Technical Reports

Fire Behavior of Transformer Dielectric Insulating Fluids

  • 01
  • Jan
  • 1980
AUTHOR: Federal Railroad Administration
KEYWORDS: Railroad Transformer; Dielectric Insulating Fluids; Askarel Contamination; Fire Behavior; Ignition; Surface Flame Spread; Heat Release Rates; Pyrolysis and Combustion; Flash; Fire; Boiling Points
ABSTRACT: This report presents results for the fire behavior of pure and askarel-contaminated Fluids which are candidates for use as railroad transformer dielectric insulating fluids. In the study a hydrocarbon and a dimethyl-siloxane fluid were examined. The fire behavior of the fluids was examined on the basis of pure and askarel-contaminated in The FM Laboratory-Scale Flammability Apparatus. The measured flash point, fire point and boiling point of the hydrocarbon fluid were lower than those of dimethylsiloxane fluid both in the presence and absence of the askarel. There was some noticeable decrease in the flash and fire points when the amount of askarel in the mixture was increased from about 5 percent to 7 percent by weight.
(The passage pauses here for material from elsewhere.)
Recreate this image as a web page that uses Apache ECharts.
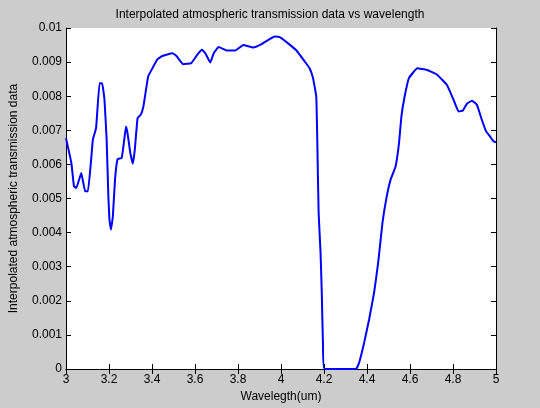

The analyses of the results indicated that: 1) Ignition and surface flame spread for the hydrocarbon fluid are expected to be about one and a half times as fast as for the dimethylsiloxane fluid in larger-scale fires (the ignition and surfaae flame spread for red oak are expected to be about three times as fast as for the hydrocarbon fluid). Askarel contamination of hydrocarbon and dimethyl-siloxane fluids is expected to have insignificant effect on ignition and surface flame spreads of the fluids in larger-scale fires. 2) The heat release rate in the combustion of heptane, hydrocarbon and dimethyl-siloxane fluid in larger-scale fires is expected to be in the ratio of about 20:10:1 respectively. Askarel contamination of the hydrocarbon and dimethyl-siloxane fluid is expected to have insignificant effect on the heat release rate in larger-scale fires involving these fluids. The parameters from the FM Flammability Apparatus were found to be useful to predict satisfactorily the fire behavior of fluids expected in larger-scale fires.